• Exercise task:
Locate the string "page" throughout the material and copy every line in which it occurs.

Records excerpted from a collection:
▼

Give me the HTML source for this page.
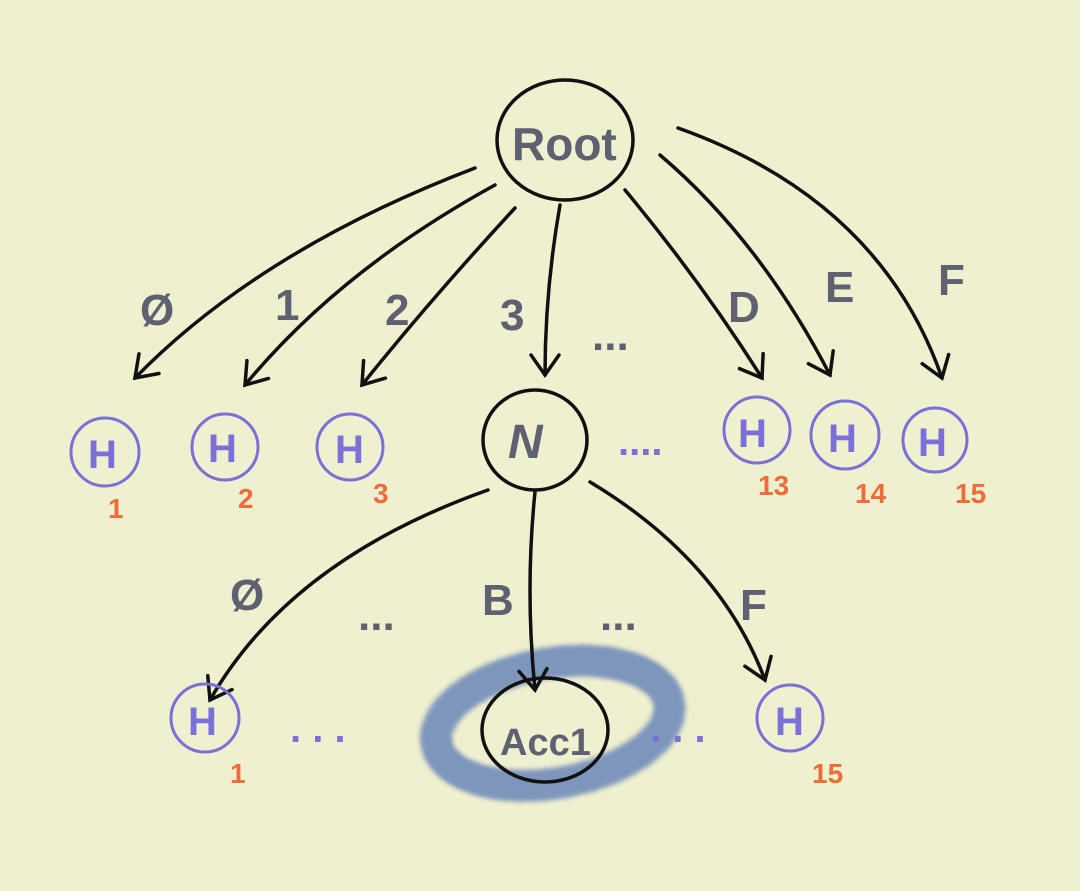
<!DOCTYPE html>
<html><head><style>
body{margin:0;background:#eff0cf;}
svg{display:block}
text{font-family:"Liberation Sans",sans-serif;font-weight:bold}
.g{fill:#5f6070}
.p{fill:#7b6fd8}
.o{fill:#ee6b3a}
</style></head><body>
<svg width="1080" height="891" viewBox="0 0 1080 891" xmlns="http://www.w3.org/2000/svg">
<rect width="1080" height="891" fill="#eff0cf"/>
<defs>
<marker id="a" markerWidth="40" markerHeight="40" refX="22" refY="16" orient="auto" markerUnits="userSpaceOnUse" viewBox="0 0 40 32">
<path d="M2,2 L22,16 L2,30" fill="none" stroke="#111" stroke-width="3.5" stroke-linecap="round"/>
</marker>
<filter id="f" x="-30%" y="-50%" width="160%" height="200%"><feTurbulence baseFrequency="0.8" numOctaves="2"/><feDisplacementMap in="SourceGraphic" scale="6"/><feGaussianBlur stdDeviation="2"/></filter>
</defs>
<ellipse cx="551" cy="722" rx="118" ry="60" transform="rotate(-10 551 722)" fill="none" stroke="#4f6fb5" stroke-width="32" opacity="0.7" filter="url(#f)"/>
<g fill="none" stroke="#111" stroke-width="3.5" stroke-linecap="round">
<ellipse cx="565" cy="140" rx="68" ry="60"/>
<ellipse cx="535" cy="440" rx="52" ry="50"/>
<ellipse cx="545" cy="730" rx="63" ry="52"/>
<path d="M475,168 Q260,250 135,378" marker-end="url(#a)"/>
<path d="M495,185 Q340,270 245,385" marker-end="url(#a)"/>
<path d="M515,208 Q430,300 362,385" marker-end="url(#a)"/>
<path d="M560,205 Q545,290 545,375" marker-end="url(#a)"/>
<path d="M625,190 Q700,280 762,378" marker-end="url(#a)"/>
<path d="M660,155 Q760,240 830,375" marker-end="url(#a)"/>
<path d="M678,128 Q880,200 942,378" marker-end="url(#a)"/>
<path d="M488,490 Q290,560 210,700" marker-end="url(#a)"/>
<path d="M535,492 Q525,590 535,690" marker-end="url(#a)"/>
<path d="M590,482 Q720,560 765,680" marker-end="url(#a)"/>
</g>
<g fill="none" stroke="#7b6fd8" stroke-width="3">
<circle cx="105" cy="452" r="34"/><circle cx="225" cy="447" r="33"/><circle cx="350" cy="447" r="33"/>
<circle cx="757" cy="430" r="33"/><circle cx="845" cy="435" r="34"/><circle cx="935" cy="440" r="32"/>
<circle cx="205" cy="718" r="34"/><circle cx="790" cy="718" r="33"/>
</g>
<g font-size="44" class="g">
<text x="512" y="160" font-size="46">Root</text>
<text x="508" y="458" font-size="48" font-style="italic">N</text>
<text x="500" y="755" font-size="38">Acc1</text>
<text x="140" y="325">Ø</text><text x="275" y="320">1</text><text x="385" y="325">2</text>
<text x="500" y="330">3</text><text x="728" y="322">D</text><text x="825" y="302">E</text><text x="938" y="295">F</text>
<text x="230" y="610">Ø</text><text x="482" y="615">B</text><text x="740" y="620">F</text>
<text x="592" y="350">...</text><text x="358" y="630">...</text><text x="600" y="630">...</text>
</g>
<g class="p" font-size="40">
<text x="88" y="468">H</text><text x="208" y="462">H</text><text x="335" y="463">H</text>
<text x="738" y="447">H</text><text x="828" y="452">H</text><text x="918" y="456">H</text>
<text x="188" y="735">H</text><text x="775" y="735">H</text>
<text x="618" y="455">....</text>
<text x="290" y="742">.  .  .</text><text x="650" y="742">.  .  .</text>
</g>
<g class="o" font-size="28">
<text x="108" y="518">1</text><text x="238" y="508">2</text><text x="373" y="503">3</text>
<text x="758" y="495">13</text><text x="855" y="503">14</text><text x="955" y="503">15</text>
<text x="230" y="783">1</text><text x="812" y="783">15</text>
</g>
</svg>
</body></html>
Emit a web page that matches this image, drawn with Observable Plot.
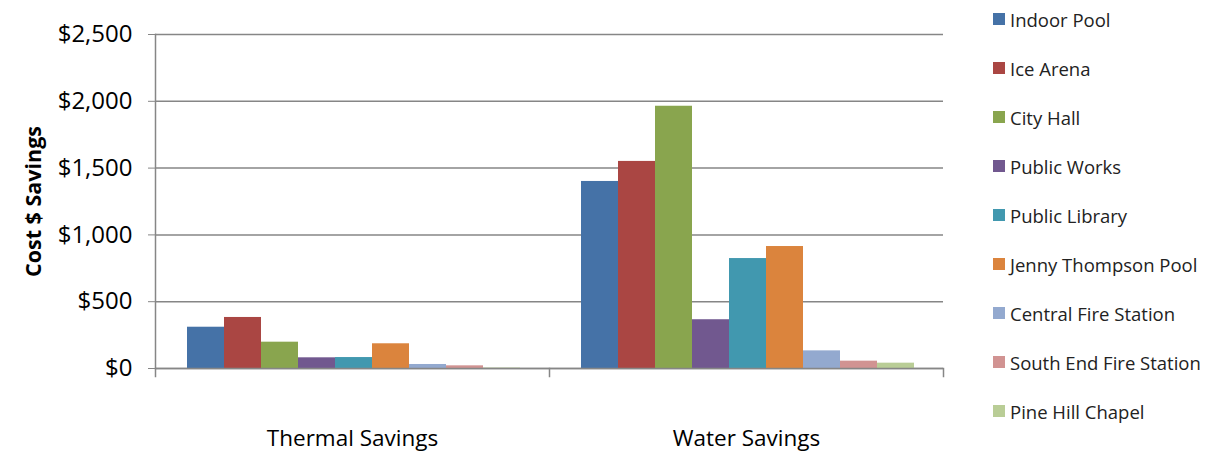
<!DOCTYPE html>
<html>
<head>
<meta charset="utf-8">
<script src="https://cdn.jsdelivr.net/npm/d3@7"></script>
<script src="https://cdn.jsdelivr.net/npm/@observablehq/plot@0.6"></script>
<style>
  body { margin: 0; background: #fff; font-family: "Open Sans", sans-serif; }
  #wrap { position: relative; width: 1206px; height: 455px; overflow: hidden; }
  #legend { position: absolute; left: 993px; top: -5.5px; }
  .row { height: 49px; display: flex; align-items: center; font-size: 18.5px; color: #222; white-space: nowrap; }
  .sw { width: 12px; height: 12px; margin-right: 5px; flex: none; }
  g[aria-label="y-axis label"] text { font-weight: bold; font-size: 21.5px; fill: #000; }
</style>
</head>
<body>
<div id="wrap"><div id="chart"></div><div id="legend"></div></div>
<script>
const groups = ["Thermal Savings", "Water Savings"];
const buildings = ["Indoor Pool", "Ice Arena", "City Hall", "Public Works", "Public Library",
  "Jenny Thompson Pool", "Central Fire Station", "South End Fire Station", "Pine Hill Chapel"];
const colors = ["#4572A7", "#AA4643", "#89A54E", "#71588F", "#4198AF", "#DB843D", "#93A9CF", "#D19392", "#B9CD96"];
const thermal = [309, 382, 197, 80, 82, 185, 30, 20, 3];
const water = [1400, 1550, 1963, 365, 823, 913, 132, 55, 40];
const yTicks = [0, 500, 1000, 1500, 2000, 2500];

const data = [];
buildings.forEach((b, i) => {
  data.push({group: groups[0], building: b, value: thermal[i]});
  data.push({group: groups[1], building: b, value: water[i]});
});

const gray = "#868686";
const plot = Plot.plot({
  width: 1206,
  height: 455,
  marginTop: 34,
  marginBottom: 87,
  marginLeft: 155,
  marginRight: 263,
  style: {fontFamily: "Open Sans, sans-serif", color: "#000", background: "#fff"},
  fx: {domain: groups, padding: 0, label: null},
  x: {domain: buildings, padding: 0, insetLeft: 30, insetRight: 28, axis: null},
  y: {domain: [0, 2500], label: null},
  color: {domain: buildings, range: colors},
  marks: [
    Plot.gridY(yTicks, {stroke: gray, strokeOpacity: 1, strokeWidth: 1.5}),
    Plot.barY(data, {fx: "group", x: "building", y: "value", fill: "building", insetLeft: 0, insetRight: 0}),
    Plot.ruleY([0], {stroke: gray, strokeWidth: 1.5}),
    Plot.frame({anchor: "left", facetAnchor: "left", stroke: gray, strokeWidth: 1.5}),
    Plot.frame({anchor: "left", stroke: gray, strokeWidth: 1.5, insetTop: 334, insetBottom: -8}),
    Plot.frame({anchor: "right", facetAnchor: "right", stroke: gray, strokeWidth: 1.5, insetTop: 334, insetBottom: -8}),
    Plot.axisY(yTicks, {
      tickSize: 7, tickPadding: 16, stroke: gray, fontSize: 24,
      tickFormat: d => "$" + d3.format(",")(d),
      label: "Cost $ Savings", labelAnchor: "center", labelArrow: "none", labelOffset: 130
    }),
    Plot.axisFx({anchor: "bottom", tickSize: 0, tickPadding: 62, fontSize: 22.5, label: null})
  ]
});
document.getElementById("chart").appendChild(plot);

const legend = document.getElementById("legend");
buildings.forEach((b, i) => {
  const row = document.createElement("div");
  row.className = "row";
  const sw = document.createElement("span");
  sw.className = "sw";
  sw.style.background = colors[i];
  row.appendChild(sw);
  row.appendChild(document.createTextNode(b));
  legend.appendChild(row);
});
</script>
</body>
</html>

▲

• Response:
Give me the HTML source for this page.
Emit a web page that matches this image, drawn with Observable Plot.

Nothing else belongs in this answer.